In this work a rotary test bench for three-axis MEMS accelerometer calibration has been used, in order to carry out a dynamic sensitivity analysis of a set of sensors from the same production batch.

The main results can be synthetized as follows:

• Differences among accelerometers and among axes of the same accelerometer are not significant from a statistical point of view, considering the variability;
• Tangential measurements are in general affected by less variability than radial ones, due to the higher amplitudes;
• The constant component of the radial acceleration could be used to evaluate the sensitivity of the accelerometers.

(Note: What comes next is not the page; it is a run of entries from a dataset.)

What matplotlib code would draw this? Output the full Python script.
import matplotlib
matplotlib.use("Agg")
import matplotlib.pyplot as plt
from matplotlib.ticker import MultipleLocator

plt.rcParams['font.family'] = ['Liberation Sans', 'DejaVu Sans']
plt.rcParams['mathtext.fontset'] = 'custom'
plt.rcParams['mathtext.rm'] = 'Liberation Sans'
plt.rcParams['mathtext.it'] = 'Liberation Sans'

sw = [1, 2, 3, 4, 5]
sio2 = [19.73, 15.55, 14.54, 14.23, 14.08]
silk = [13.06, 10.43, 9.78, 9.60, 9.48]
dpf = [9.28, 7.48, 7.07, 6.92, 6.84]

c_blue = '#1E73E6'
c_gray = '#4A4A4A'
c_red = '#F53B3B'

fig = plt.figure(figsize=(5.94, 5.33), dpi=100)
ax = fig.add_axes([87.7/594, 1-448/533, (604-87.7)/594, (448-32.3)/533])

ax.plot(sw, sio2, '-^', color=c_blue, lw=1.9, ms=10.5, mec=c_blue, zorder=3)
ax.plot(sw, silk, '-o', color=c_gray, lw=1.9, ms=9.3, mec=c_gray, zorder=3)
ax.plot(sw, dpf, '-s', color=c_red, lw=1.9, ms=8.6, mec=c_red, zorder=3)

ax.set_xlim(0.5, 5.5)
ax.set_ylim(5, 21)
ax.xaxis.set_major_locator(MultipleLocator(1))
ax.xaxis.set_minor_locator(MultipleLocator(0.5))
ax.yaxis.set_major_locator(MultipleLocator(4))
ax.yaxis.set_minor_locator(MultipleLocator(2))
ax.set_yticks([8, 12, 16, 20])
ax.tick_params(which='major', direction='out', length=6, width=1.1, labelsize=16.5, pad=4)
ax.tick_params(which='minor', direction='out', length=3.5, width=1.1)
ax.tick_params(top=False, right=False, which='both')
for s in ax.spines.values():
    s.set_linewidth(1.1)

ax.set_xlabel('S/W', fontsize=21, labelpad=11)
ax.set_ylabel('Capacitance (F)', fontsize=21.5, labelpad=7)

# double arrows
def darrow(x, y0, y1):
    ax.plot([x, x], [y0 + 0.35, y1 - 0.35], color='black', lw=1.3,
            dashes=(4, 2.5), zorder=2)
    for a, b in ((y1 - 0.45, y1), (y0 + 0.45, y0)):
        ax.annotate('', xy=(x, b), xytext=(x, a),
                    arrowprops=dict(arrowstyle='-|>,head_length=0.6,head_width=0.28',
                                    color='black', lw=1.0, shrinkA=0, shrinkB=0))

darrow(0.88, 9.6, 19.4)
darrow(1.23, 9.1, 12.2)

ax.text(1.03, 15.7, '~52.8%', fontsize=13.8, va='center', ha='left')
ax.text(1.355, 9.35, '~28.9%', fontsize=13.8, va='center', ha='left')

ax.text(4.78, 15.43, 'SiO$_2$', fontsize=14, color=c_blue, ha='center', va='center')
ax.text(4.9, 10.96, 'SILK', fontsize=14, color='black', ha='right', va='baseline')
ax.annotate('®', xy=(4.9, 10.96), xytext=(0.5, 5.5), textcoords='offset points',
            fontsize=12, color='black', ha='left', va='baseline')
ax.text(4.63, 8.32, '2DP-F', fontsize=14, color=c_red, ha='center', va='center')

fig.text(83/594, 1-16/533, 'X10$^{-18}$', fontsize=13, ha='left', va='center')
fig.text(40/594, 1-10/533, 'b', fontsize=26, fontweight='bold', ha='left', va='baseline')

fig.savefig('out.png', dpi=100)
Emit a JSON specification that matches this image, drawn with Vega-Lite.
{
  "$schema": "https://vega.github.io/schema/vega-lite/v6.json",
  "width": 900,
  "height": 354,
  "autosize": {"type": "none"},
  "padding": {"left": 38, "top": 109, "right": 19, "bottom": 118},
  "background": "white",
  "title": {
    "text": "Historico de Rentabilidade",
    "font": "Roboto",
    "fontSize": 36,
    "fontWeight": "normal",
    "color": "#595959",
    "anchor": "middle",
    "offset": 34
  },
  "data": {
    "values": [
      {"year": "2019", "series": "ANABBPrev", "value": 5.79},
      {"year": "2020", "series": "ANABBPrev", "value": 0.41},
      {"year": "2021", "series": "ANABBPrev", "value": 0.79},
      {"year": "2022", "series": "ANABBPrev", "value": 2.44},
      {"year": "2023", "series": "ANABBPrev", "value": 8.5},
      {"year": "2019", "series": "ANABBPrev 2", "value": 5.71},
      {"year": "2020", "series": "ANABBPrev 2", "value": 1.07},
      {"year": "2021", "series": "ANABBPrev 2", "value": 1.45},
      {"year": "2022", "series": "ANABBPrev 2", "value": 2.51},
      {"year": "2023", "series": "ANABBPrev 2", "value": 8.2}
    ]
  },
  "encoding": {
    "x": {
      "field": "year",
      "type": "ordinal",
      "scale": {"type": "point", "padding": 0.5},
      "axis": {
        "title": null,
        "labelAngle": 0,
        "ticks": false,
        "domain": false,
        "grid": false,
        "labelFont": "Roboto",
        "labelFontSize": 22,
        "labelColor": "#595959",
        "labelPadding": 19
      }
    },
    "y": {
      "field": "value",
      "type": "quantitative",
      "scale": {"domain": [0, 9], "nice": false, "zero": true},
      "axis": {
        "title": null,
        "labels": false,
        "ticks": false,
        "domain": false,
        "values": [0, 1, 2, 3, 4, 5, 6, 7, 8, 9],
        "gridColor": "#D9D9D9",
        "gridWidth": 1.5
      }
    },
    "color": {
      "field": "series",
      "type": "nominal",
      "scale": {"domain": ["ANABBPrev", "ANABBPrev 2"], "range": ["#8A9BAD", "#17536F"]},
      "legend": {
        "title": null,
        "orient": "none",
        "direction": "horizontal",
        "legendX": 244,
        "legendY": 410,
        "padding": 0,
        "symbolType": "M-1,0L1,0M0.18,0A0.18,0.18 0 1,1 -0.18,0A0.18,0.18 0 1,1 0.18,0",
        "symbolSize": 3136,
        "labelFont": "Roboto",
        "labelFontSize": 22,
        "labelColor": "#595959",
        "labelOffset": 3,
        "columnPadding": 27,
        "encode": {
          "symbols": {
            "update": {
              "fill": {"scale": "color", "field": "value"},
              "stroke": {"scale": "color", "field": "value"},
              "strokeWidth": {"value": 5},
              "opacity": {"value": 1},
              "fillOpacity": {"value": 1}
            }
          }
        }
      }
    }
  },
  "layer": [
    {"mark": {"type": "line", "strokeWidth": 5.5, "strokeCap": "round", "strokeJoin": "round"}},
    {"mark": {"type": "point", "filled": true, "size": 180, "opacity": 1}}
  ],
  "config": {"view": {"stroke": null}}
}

However, it is more influenced by geometrical imperfections of the bench and constant offsets are present;
• The evaluated sensitivity of all the accelerometers’ axes is greater than the nominal one.

In the light of the results, a possible practical approach to the problem could be to evaluate the sensitivity using a limited set of accelerometers from the batch to be analysed on the proposed calibration bench, and considering a unique value for the sensitivity itself for all the accelerometers, with an extended uncertainty of about 2% (at 95% confidence level). If a lower level of uncertainty is required, the analysis of each accelerometer and each axis allows to reduce the variability.

As a final remark, it is important to notice that environmental effects are not included, in particular drift effects due to the temperature, being this work focused on calibration and traceability aspects, which are typical of a laboratory calibration.